Problem description
Write every line out verbatim and omit the pictures.

Provided material
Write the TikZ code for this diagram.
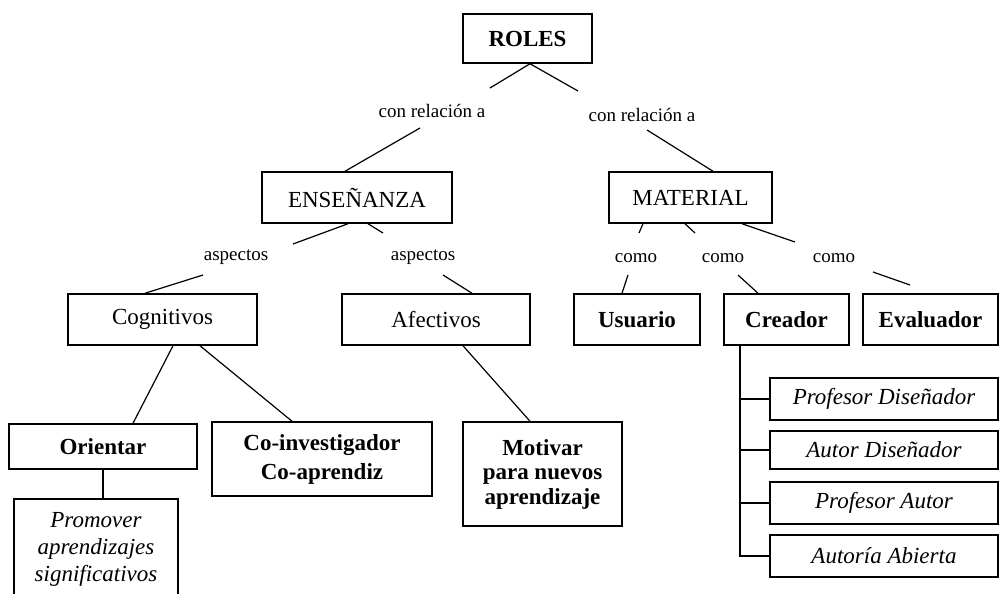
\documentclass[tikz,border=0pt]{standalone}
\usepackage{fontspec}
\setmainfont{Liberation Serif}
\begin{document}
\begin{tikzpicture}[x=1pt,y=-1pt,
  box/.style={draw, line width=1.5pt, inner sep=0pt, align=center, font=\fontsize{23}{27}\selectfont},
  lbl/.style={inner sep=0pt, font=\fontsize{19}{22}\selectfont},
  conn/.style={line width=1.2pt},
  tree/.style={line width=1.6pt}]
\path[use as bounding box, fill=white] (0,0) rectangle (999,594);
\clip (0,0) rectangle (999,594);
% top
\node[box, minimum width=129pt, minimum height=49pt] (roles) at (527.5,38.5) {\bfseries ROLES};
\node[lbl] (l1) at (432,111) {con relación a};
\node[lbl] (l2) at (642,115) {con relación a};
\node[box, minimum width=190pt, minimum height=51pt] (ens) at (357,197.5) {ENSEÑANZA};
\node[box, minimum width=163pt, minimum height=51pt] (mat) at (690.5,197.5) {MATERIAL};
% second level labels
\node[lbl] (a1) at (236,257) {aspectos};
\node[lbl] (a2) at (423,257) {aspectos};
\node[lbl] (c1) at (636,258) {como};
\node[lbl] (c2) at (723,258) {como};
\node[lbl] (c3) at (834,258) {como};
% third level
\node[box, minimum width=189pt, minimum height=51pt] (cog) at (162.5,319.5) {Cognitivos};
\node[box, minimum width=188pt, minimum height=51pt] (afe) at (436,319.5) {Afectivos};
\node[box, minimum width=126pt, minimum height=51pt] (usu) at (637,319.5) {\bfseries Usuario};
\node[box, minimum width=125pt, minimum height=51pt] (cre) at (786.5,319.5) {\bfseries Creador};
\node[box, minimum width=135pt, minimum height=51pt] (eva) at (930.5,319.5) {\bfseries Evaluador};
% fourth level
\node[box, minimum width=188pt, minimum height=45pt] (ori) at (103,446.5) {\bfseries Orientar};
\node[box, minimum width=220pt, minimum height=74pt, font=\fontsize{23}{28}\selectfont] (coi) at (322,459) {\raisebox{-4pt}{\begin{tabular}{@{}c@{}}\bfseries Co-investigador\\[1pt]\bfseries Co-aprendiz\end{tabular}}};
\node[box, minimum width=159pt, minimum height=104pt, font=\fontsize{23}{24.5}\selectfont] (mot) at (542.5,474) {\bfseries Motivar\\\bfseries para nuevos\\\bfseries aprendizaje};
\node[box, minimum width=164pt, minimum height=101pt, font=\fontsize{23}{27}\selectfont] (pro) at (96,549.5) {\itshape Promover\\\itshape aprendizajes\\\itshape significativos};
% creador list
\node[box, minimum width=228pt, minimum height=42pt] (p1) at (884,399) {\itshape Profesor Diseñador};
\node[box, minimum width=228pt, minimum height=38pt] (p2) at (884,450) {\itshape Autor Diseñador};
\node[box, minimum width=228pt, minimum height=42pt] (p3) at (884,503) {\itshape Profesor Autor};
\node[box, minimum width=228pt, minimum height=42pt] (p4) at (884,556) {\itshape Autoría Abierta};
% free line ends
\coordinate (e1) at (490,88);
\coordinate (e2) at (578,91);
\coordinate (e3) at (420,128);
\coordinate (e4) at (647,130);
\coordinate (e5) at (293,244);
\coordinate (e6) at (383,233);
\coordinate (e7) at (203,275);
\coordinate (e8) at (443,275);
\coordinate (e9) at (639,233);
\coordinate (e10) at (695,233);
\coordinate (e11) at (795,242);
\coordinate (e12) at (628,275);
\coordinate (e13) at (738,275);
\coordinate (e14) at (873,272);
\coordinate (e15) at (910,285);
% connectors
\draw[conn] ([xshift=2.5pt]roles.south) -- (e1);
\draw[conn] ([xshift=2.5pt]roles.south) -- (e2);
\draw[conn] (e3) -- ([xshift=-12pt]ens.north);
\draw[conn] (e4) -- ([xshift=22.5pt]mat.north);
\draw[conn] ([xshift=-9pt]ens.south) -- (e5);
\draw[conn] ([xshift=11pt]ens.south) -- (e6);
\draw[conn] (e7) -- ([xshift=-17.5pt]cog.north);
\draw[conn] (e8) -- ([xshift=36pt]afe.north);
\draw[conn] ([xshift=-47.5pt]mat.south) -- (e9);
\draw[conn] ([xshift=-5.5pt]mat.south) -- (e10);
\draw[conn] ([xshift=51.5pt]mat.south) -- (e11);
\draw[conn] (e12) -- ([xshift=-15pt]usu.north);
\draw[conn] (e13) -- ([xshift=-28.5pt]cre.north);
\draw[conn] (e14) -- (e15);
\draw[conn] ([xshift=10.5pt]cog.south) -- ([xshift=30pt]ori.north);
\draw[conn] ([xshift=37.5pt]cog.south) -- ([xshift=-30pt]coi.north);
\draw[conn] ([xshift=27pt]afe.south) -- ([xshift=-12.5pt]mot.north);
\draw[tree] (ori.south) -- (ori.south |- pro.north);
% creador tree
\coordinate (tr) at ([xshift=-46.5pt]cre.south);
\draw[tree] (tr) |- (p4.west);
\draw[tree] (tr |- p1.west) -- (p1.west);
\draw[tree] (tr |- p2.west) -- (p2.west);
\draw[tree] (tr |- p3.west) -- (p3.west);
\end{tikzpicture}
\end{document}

Result
Write the TikZ code for this diagram.
\documentclass[tikz,border=0pt]{standalone}
\usepackage{fontspec}
\setmainfont{Liberation Serif}
\begin{document}
\begin{tikzpicture}[x=1pt,y=-1pt,
  box/.style={draw, line width=1.5pt, inner sep=0pt, align=center, font=\fontsize{23}{27}\selectfont},
  lbl/.style={inner sep=0pt, font=\fontsize{19}{22}\selectfont},
  conn/.style={line width=1.2pt},
  tree/.style={line width=1.6pt}]
\path[use as bounding box, fill=white] (0,0) rectangle (999,594);
\clip (0,0) rectangle (999,594);
% top
\node[box, minimum width=129pt, minimum height=49pt] (roles) at (527.5,38.5) {\bfseries ROLES};
\node[lbl] (l1) at (432,111) {con relación a};
\node[lbl] (l2) at (642,115) {con relación a};
\node[box, minimum width=190pt, minimum height=51pt] (ens) at (357,197.5) {ENSEÑANZA};
\node[box, minimum width=163pt, minimum height=51pt] (mat) at (690.5,197.5) {MATERIAL};
% second level labels
\node[lbl] (a1) at (236,257) {aspectos};
\node[lbl] (a2) at (423,257) {aspectos};
\node[lbl] (c1) at (636,258) {como};
\node[lbl] (c2) at (723,258) {como};
\node[lbl] (c3) at (834,258) {como};
% third level
\node[box, minimum width=189pt, minimum height=51pt] (cog) at (162.5,319.5) {Cognitivos};
\node[box, minimum width=188pt, minimum height=51pt] (afe) at (436,319.5) {Afectivos};
\node[box, minimum width=126pt, minimum height=51pt] (usu) at (637,319.5) {\bfseries Usuario};
\node[box, minimum width=125pt, minimum height=51pt] (cre) at (786.5,319.5) {\bfseries Creador};
\node[box, minimum width=135pt, minimum height=51pt] (eva) at (930.5,319.5) {\bfseries Evaluador};
% fourth level
\node[box, minimum width=188pt, minimum height=45pt] (ori) at (103,446.5) {\bfseries Orientar};
\node[box, minimum width=220pt, minimum height=74pt, font=\fontsize{23}{28}\selectfont] (coi) at (322,459) {\raisebox{-4pt}{\begin{tabular}{@{}c@{}}\bfseries Co-investigador\\[1pt]\bfseries Co-aprendiz\end{tabular}}};
\node[box, minimum width=159pt, minimum height=104pt, font=\fontsize{23}{24.5}\selectfont] (mot) at (542.5,474) {\bfseries Motivar\\\bfseries para nuevos\\\bfseries aprendizaje};
\node[box, minimum width=164pt, minimum height=101pt, font=\fontsize{23}{27}\selectfont] (pro) at (96,549.5) {\itshape Promover\\\itshape aprendizajes\\\itshape significativos};
% creador list
\node[box, minimum width=228pt, minimum height=42pt] (p1) at (884,399) {\itshape Profesor Diseñador};
\node[box, minimum width=228pt, minimum height=38pt] (p2) at (884,450) {\itshape Autor Diseñador};
\node[box, minimum width=228pt, minimum height=42pt] (p3) at (884,503) {\itshape Profesor Autor};
\node[box, minimum width=228pt, minimum height=42pt] (p4) at (884,556) {\itshape Autoría Abierta};
% free line ends
\coordinate (e1) at (490,88);
\coordinate (e2) at (578,91);
\coordinate (e3) at (420,128);
\coordinate (e4) at (647,130);
\coordinate (e5) at (293,244);
\coordinate (e6) at (383,233);
\coordinate (e7) at (203,275);
\coordinate (e8) at (443,275);
\coordinate (e9) at (639,233);
\coordinate (e10) at (695,233);
\coordinate (e11) at (795,242);
\coordinate (e12) at (628,275);
\coordinate (e13) at (738,275);
\coordinate (e14) at (873,272);
\coordinate (e15) at (910,285);
% connectors
\draw[conn] ([xshift=2.5pt]roles.south) -- (e1);
\draw[conn] ([xshift=2.5pt]roles.south) -- (e2);
\draw[conn] (e3) -- ([xshift=-12pt]ens.north);
\draw[conn] (e4) -- ([xshift=22.5pt]mat.north);
\draw[conn] ([xshift=-9pt]ens.south) -- (e5);
\draw[conn] ([xshift=11pt]ens.south) -- (e6);
\draw[conn] (e7) -- ([xshift=-17.5pt]cog.north);
\draw[conn] (e8) -- ([xshift=36pt]afe.north);
\draw[conn] ([xshift=-47.5pt]mat.south) -- (e9);
\draw[conn] ([xshift=-5.5pt]mat.south) -- (e10);
\draw[conn] ([xshift=51.5pt]mat.south) -- (e11);
\draw[conn] (e12) -- ([xshift=-15pt]usu.north);
\draw[conn] (e13) -- ([xshift=-28.5pt]cre.north);
\draw[conn] (e14) -- (e15);
\draw[conn] ([xshift=10.5pt]cog.south) -- ([xshift=30pt]ori.north);
\draw[conn] ([xshift=37.5pt]cog.south) -- ([xshift=-30pt]coi.north);
\draw[conn] ([xshift=27pt]afe.south) -- ([xshift=-12.5pt]mot.north);
\draw[tree] (ori.south) -- (ori.south |- pro.north);
% creador tree
\coordinate (tr) at ([xshift=-46.5pt]cre.south);
\draw[tree] (tr) |- (p4.west);
\draw[tree] (tr |- p1.west) -- (p1.west);
\draw[tree] (tr |- p2.west) -- (p2.west);
\draw[tree] (tr |- p3.west) -- (p3.west);
\end{tikzpicture}
\end{document}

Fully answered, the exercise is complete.